-- begin --

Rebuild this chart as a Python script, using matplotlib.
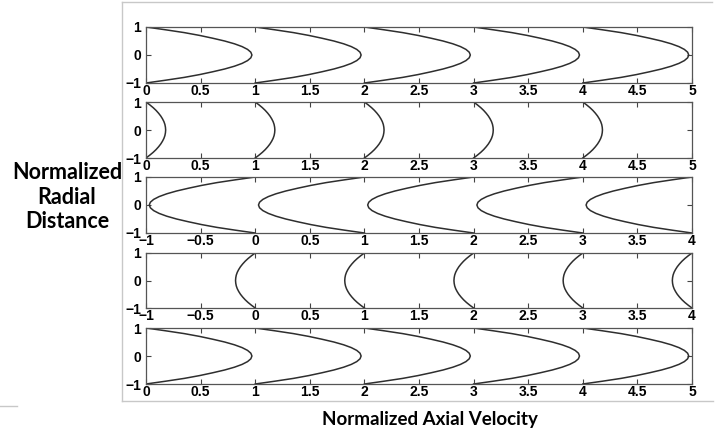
import numpy as np
import matplotlib
matplotlib.use('Agg')
import matplotlib.pyplot as plt
from matplotlib.lines import Line2D

# radial positions (normalized), top half; mirrored below
radius = [0.0, 0.1, 0.2, 0.3, 0.4, 0.5, 0.6, 0.7, 0.8, 0.9, 1.0]

# velocity profile shapes (offset from wall position)
profile_large = [0.97, 0.96, 0.93, 0.88, 0.81, 0.72, 0.61, 0.49, 0.35, 0.18, 0.0]
profile_small = [0.18, 0.178, 0.173, 0.164, 0.151, 0.135, 0.115, 0.092, 0.065, 0.034, 0.0]

# one entry per panel, top to bottom
panel_xlim = [(0, 5), (0, 5), (-1, 4), (-1, 4), (0, 5)]
panel_walls = [[0, 1, 2, 3, 4]] * 5
panel_sign = [1, 1, -1, -1, 1]
panel_shape = [profile_large, profile_small, profile_large, profile_small, profile_large]
xtick_labels = {
    (0, 5): ['0', '0.5', '1', '1.5', '2', '2.5', '3', '3.5', '4', '4.5', '5'],
    (-1, 4): ['\u22121', '\u22120.5', '0', '0.5', '1', '1.5', '2', '2.5', '3', '3.5', '4'],
}
ytick_vals = [-1, 0, 1]
ytick_labels = ['\u22121', '0', '1']

W, H = 718, 434
fig = plt.figure(figsize=(W / 100, H / 100), dpi=100)
fig.patch.set_facecolor('white')

# pixel rows (top, bottom) of each panel
panel_rows = [(27, 83), (102, 158), (177, 233), (253, 308), (328, 384)]
left_px, right_px = 146, 692

tick_font = dict(family=['Liberation Sans', 'DejaVu Sans'], weight='bold', size=10)
line_col = '#2e2e2e'

r = np.array(radius)
y_full = np.concatenate([-r[::-1], r[1:]])

for i in range(5):
    top, bot = panel_rows[i]
    ax = fig.add_axes([left_px / W, 1 - bot / H, (right_px - left_px) / W, (bot - top) / H])
    shape = np.array(panel_shape[i])
    u_full = np.concatenate([shape[::-1], shape[1:]])
    for w in panel_walls[i]:
        ax.plot(w + panel_sign[i] * u_full, y_full, color=line_col, lw=1.1)
    x0, x1 = panel_xlim[i]
    ax.set_xlim(x0, x1)
    ax.set_ylim(-1, 1)
    xt = np.arange(x0, x1 + 0.01, 0.5)
    ax.set_xticks(xt)
    ax.set_xticklabels(xtick_labels[panel_xlim[i]], fontdict=tick_font)
    ax.set_yticks(ytick_vals)
    ax.set_yticklabels(ytick_labels, fontdict=tick_font)
    ax.tick_params(direction='in', length=3.5, width=0.8, color='#444444',
                   top=True, right=True)
    ax.tick_params(axis='x', pad=1.0)
    ax.tick_params(axis='y', pad=3.5)
    for s in ax.spines.values():
        s.set_color('#555555')
        s.set_linewidth(0.9)

fig.text(67 / W, 1 - 197 / H, 'Normalized\nRadial\nDistance', ha='center', va='center',
         family=['Lato', 'DejaVu Sans'], weight='bold', fontsize=15.5, linespacing=1.2)
fig.text(430 / W, 1 - 420 / H, 'Normalized Axial Velocity', ha='center', va='center',
         family=['Lato', 'DejaVu Sans'], weight='bold', fontsize=13.5)

# light frame of the pasted figure
frame_col = '#c8c8c8'
fig.add_artist(Line2D([122 / W, 712 / W], [1 - 1.5 / H, 1 - 1.5 / H], color=frame_col, lw=1))
fig.add_artist(Line2D([122 / W, 122 / W], [1 - 1.5 / H, 1 - 401 / H], color=frame_col, lw=1))
fig.add_artist(Line2D([122 / W, 713 / W], [1 - 401 / H, 1 - 401 / H], color=frame_col, lw=1))
fig.add_artist(Line2D([0, 17 / W], [1 - 406 / H, 1 - 406 / H], color=frame_col, lw=1))

fig.savefig('out.png', dpi=100)
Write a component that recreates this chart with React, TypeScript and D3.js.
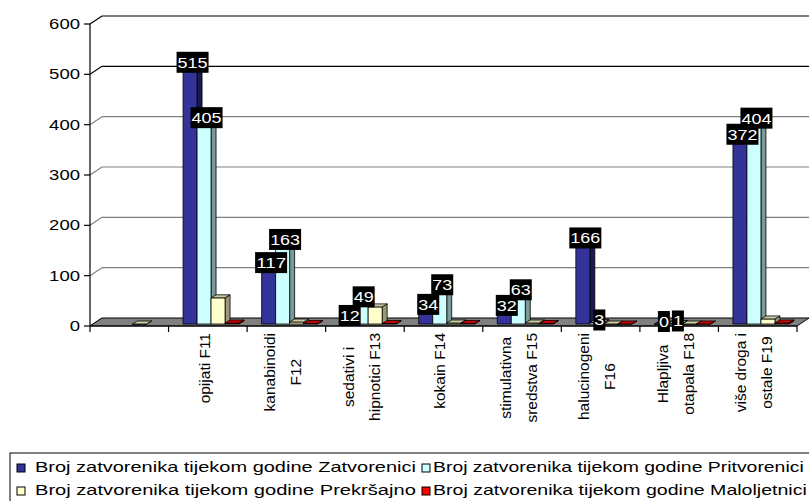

-- end --

## Your objective
Transcribe the listing above verbatim. Omit the pictures.

## Solution for this exercise
Rebuild this chart as a Python script, using matplotlib.
import numpy as np
import matplotlib
matplotlib.use('Agg')
import matplotlib.pyplot as plt
from matplotlib.lines import Line2D

# radial positions (normalized), top half; mirrored below
radius = [0.0, 0.1, 0.2, 0.3, 0.4, 0.5, 0.6, 0.7, 0.8, 0.9, 1.0]

# velocity profile shapes (offset from wall position)
profile_large = [0.97, 0.96, 0.93, 0.88, 0.81, 0.72, 0.61, 0.49, 0.35, 0.18, 0.0]
profile_small = [0.18, 0.178, 0.173, 0.164, 0.151, 0.135, 0.115, 0.092, 0.065, 0.034, 0.0]

# one entry per panel, top to bottom
panel_xlim = [(0, 5), (0, 5), (-1, 4), (-1, 4), (0, 5)]
panel_walls = [[0, 1, 2, 3, 4]] * 5
panel_sign = [1, 1, -1, -1, 1]
panel_shape = [profile_large, profile_small, profile_large, profile_small, profile_large]
xtick_labels = {
    (0, 5): ['0', '0.5', '1', '1.5', '2', '2.5', '3', '3.5', '4', '4.5', '5'],
    (-1, 4): ['\u22121', '\u22120.5', '0', '0.5', '1', '1.5', '2', '2.5', '3', '3.5', '4'],
}
ytick_vals = [-1, 0, 1]
ytick_labels = ['\u22121', '0', '1']

W, H = 718, 434
fig = plt.figure(figsize=(W / 100, H / 100), dpi=100)
fig.patch.set_facecolor('white')

# pixel rows (top, bottom) of each panel
panel_rows = [(27, 83), (102, 158), (177, 233), (253, 308), (328, 384)]
left_px, right_px = 146, 692

tick_font = dict(family=['Liberation Sans', 'DejaVu Sans'], weight='bold', size=10)
line_col = '#2e2e2e'

r = np.array(radius)
y_full = np.concatenate([-r[::-1], r[1:]])

for i in range(5):
    top, bot = panel_rows[i]
    ax = fig.add_axes([left_px / W, 1 - bot / H, (right_px - left_px) / W, (bot - top) / H])
    shape = np.array(panel_shape[i])
    u_full = np.concatenate([shape[::-1], shape[1:]])
    for w in panel_walls[i]:
        ax.plot(w + panel_sign[i] * u_full, y_full, color=line_col, lw=1.1)
    x0, x1 = panel_xlim[i]
    ax.set_xlim(x0, x1)
    ax.set_ylim(-1, 1)
    xt = np.arange(x0, x1 + 0.01, 0.5)
    ax.set_xticks(xt)
    ax.set_xticklabels(xtick_labels[panel_xlim[i]], fontdict=tick_font)
    ax.set_yticks(ytick_vals)
    ax.set_yticklabels(ytick_labels, fontdict=tick_font)
    ax.tick_params(direction='in', length=3.5, width=0.8, color='#444444',
                   top=True, right=True)
    ax.tick_params(axis='x', pad=1.0)
    ax.tick_params(axis='y', pad=3.5)
    for s in ax.spines.values():
        s.set_color('#555555')
        s.set_linewidth(0.9)

fig.text(67 / W, 1 - 197 / H, 'Normalized\nRadial\nDistance', ha='center', va='center',
         family=['Lato', 'DejaVu Sans'], weight='bold', fontsize=15.5, linespacing=1.2)
fig.text(430 / W, 1 - 420 / H, 'Normalized Axial Velocity', ha='center', va='center',
         family=['Lato', 'DejaVu Sans'], weight='bold', fontsize=13.5)

# light frame of the pasted figure
frame_col = '#c8c8c8'
fig.add_artist(Line2D([122 / W, 712 / W], [1 - 1.5 / H, 1 - 1.5 / H], color=frame_col, lw=1))
fig.add_artist(Line2D([122 / W, 122 / W], [1 - 1.5 / H, 1 - 401 / H], color=frame_col, lw=1))
fig.add_artist(Line2D([122 / W, 713 / W], [1 - 401 / H, 1 - 401 / H], color=frame_col, lw=1))
fig.add_artist(Line2D([0, 17 / W], [1 - 406 / H, 1 - 406 / H], color=frame_col, lw=1))

fig.savefig('out.png', dpi=100)
Write a component that recreates this chart with React, TypeScript and D3.js.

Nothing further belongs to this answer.